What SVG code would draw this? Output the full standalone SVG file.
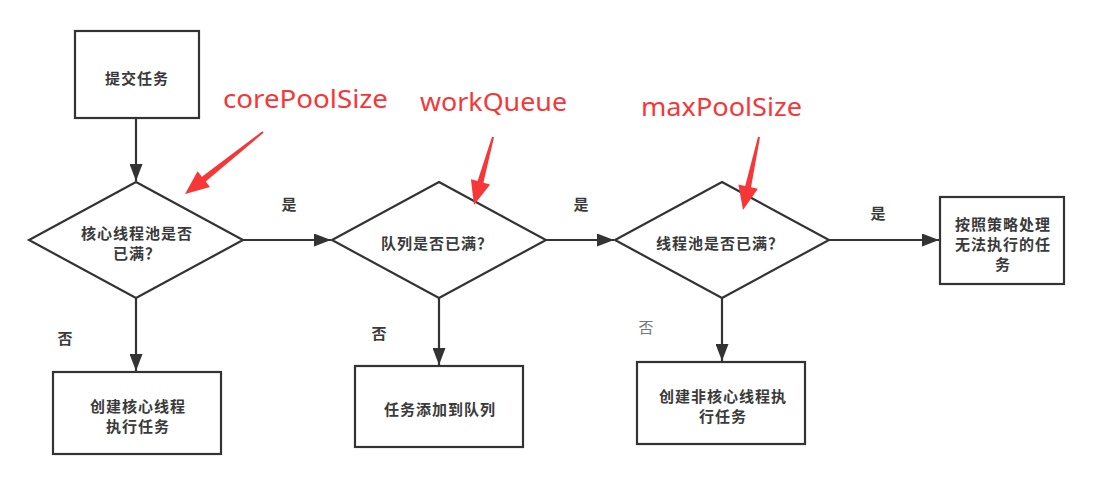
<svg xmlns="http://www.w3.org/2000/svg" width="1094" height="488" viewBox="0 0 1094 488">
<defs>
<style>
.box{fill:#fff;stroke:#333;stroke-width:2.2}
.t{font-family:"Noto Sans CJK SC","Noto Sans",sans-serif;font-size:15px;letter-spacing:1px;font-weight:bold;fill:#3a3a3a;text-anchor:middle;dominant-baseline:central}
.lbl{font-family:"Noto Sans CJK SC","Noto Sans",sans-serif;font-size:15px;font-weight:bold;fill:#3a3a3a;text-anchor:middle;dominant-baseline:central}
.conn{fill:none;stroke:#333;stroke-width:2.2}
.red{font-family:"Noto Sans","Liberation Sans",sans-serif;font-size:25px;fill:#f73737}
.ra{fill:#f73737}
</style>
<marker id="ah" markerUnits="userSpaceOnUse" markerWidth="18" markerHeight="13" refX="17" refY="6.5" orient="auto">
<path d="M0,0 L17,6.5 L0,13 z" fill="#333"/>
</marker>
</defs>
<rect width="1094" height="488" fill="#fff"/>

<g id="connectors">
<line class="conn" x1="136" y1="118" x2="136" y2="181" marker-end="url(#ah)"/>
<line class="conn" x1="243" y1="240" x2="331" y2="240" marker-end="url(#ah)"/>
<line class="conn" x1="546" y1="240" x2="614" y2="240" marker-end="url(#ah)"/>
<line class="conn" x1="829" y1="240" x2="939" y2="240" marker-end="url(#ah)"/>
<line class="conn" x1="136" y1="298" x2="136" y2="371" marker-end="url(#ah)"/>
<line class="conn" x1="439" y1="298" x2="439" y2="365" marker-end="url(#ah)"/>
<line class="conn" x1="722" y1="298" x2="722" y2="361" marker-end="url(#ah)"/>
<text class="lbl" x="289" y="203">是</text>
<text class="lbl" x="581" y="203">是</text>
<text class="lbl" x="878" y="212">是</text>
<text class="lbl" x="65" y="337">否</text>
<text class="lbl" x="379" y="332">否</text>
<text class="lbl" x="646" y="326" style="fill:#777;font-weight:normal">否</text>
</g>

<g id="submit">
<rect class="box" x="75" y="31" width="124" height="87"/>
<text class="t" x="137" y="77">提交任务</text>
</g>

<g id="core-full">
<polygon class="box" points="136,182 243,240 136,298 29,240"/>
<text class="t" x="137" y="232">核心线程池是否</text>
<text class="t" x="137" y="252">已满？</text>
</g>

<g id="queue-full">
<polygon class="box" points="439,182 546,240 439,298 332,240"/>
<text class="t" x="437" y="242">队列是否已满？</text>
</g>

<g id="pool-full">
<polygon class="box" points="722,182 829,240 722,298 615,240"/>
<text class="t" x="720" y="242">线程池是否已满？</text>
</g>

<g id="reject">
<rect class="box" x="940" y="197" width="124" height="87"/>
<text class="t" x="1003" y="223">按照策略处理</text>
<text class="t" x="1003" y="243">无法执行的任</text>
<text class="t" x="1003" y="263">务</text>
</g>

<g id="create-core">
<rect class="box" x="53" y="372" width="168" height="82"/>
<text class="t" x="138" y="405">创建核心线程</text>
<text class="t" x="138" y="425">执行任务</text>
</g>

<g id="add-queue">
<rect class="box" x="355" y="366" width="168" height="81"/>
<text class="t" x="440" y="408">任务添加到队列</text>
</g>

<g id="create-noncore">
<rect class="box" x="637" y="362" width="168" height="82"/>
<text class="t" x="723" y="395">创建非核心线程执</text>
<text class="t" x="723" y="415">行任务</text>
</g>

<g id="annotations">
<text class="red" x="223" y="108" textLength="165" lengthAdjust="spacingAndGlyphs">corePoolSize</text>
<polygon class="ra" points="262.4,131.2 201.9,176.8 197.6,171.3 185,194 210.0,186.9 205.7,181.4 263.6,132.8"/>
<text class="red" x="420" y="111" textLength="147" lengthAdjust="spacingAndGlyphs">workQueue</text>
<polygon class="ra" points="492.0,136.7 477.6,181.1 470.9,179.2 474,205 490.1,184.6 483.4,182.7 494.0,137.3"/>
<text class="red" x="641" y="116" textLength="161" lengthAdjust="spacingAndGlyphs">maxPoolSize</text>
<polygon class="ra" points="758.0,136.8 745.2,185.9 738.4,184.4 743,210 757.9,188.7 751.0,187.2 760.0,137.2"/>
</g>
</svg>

Task goal:
Omit every picture, then reproduce the rest of the listing exactly.

Answer to this task:
What SVG code would draw this? Output the full standalone SVG file.
<svg xmlns="http://www.w3.org/2000/svg" width="1094" height="488" viewBox="0 0 1094 488">
<defs>
<style>
.box{fill:#fff;stroke:#333;stroke-width:2.2}
.t{font-family:"Noto Sans CJK SC","Noto Sans",sans-serif;font-size:15px;letter-spacing:1px;font-weight:bold;fill:#3a3a3a;text-anchor:middle;dominant-baseline:central}
.lbl{font-family:"Noto Sans CJK SC","Noto Sans",sans-serif;font-size:15px;font-weight:bold;fill:#3a3a3a;text-anchor:middle;dominant-baseline:central}
.conn{fill:none;stroke:#333;stroke-width:2.2}
.red{font-family:"Noto Sans","Liberation Sans",sans-serif;font-size:25px;fill:#f73737}
.ra{fill:#f73737}
</style>
<marker id="ah" markerUnits="userSpaceOnUse" markerWidth="18" markerHeight="13" refX="17" refY="6.5" orient="auto">
<path d="M0,0 L17,6.5 L0,13 z" fill="#333"/>
</marker>
</defs>
<rect width="1094" height="488" fill="#fff"/>

<g id="connectors">
<line class="conn" x1="136" y1="118" x2="136" y2="181" marker-end="url(#ah)"/>
<line class="conn" x1="243" y1="240" x2="331" y2="240" marker-end="url(#ah)"/>
<line class="conn" x1="546" y1="240" x2="614" y2="240" marker-end="url(#ah)"/>
<line class="conn" x1="829" y1="240" x2="939" y2="240" marker-end="url(#ah)"/>
<line class="conn" x1="136" y1="298" x2="136" y2="371" marker-end="url(#ah)"/>
<line class="conn" x1="439" y1="298" x2="439" y2="365" marker-end="url(#ah)"/>
<line class="conn" x1="722" y1="298" x2="722" y2="361" marker-end="url(#ah)"/>
<text class="lbl" x="289" y="203">是</text>
<text class="lbl" x="581" y="203">是</text>
<text class="lbl" x="878" y="212">是</text>
<text class="lbl" x="65" y="337">否</text>
<text class="lbl" x="379" y="332">否</text>
<text class="lbl" x="646" y="326" style="fill:#777;font-weight:normal">否</text>
</g>

<g id="submit">
<rect class="box" x="75" y="31" width="124" height="87"/>
<text class="t" x="137" y="77">提交任务</text>
</g>

<g id="core-full">
<polygon class="box" points="136,182 243,240 136,298 29,240"/>
<text class="t" x="137" y="232">核心线程池是否</text>
<text class="t" x="137" y="252">已满？</text>
</g>

<g id="queue-full">
<polygon class="box" points="439,182 546,240 439,298 332,240"/>
<text class="t" x="437" y="242">队列是否已满？</text>
</g>

<g id="pool-full">
<polygon class="box" points="722,182 829,240 722,298 615,240"/>
<text class="t" x="720" y="242">线程池是否已满？</text>
</g>

<g id="reject">
<rect class="box" x="940" y="197" width="124" height="87"/>
<text class="t" x="1003" y="223">按照策略处理</text>
<text class="t" x="1003" y="243">无法执行的任</text>
<text class="t" x="1003" y="263">务</text>
</g>

<g id="create-core">
<rect class="box" x="53" y="372" width="168" height="82"/>
<text class="t" x="138" y="405">创建核心线程</text>
<text class="t" x="138" y="425">执行任务</text>
</g>

<g id="add-queue">
<rect class="box" x="355" y="366" width="168" height="81"/>
<text class="t" x="440" y="408">任务添加到队列</text>
</g>

<g id="create-noncore">
<rect class="box" x="637" y="362" width="168" height="82"/>
<text class="t" x="723" y="395">创建非核心线程执</text>
<text class="t" x="723" y="415">行任务</text>
</g>

<g id="annotations">
<text class="red" x="223" y="108" textLength="165" lengthAdjust="spacingAndGlyphs">corePoolSize</text>
<polygon class="ra" points="262.4,131.2 201.9,176.8 197.6,171.3 185,194 210.0,186.9 205.7,181.4 263.6,132.8"/>
<text class="red" x="420" y="111" textLength="147" lengthAdjust="spacingAndGlyphs">workQueue</text>
<polygon class="ra" points="492.0,136.7 477.6,181.1 470.9,179.2 474,205 490.1,184.6 483.4,182.7 494.0,137.3"/>
<text class="red" x="641" y="116" textLength="161" lengthAdjust="spacingAndGlyphs">maxPoolSize</text>
<polygon class="ra" points="758.0,136.8 745.2,185.9 738.4,184.4 743,210 757.9,188.7 751.0,187.2 760.0,137.2"/>
</g>
</svg>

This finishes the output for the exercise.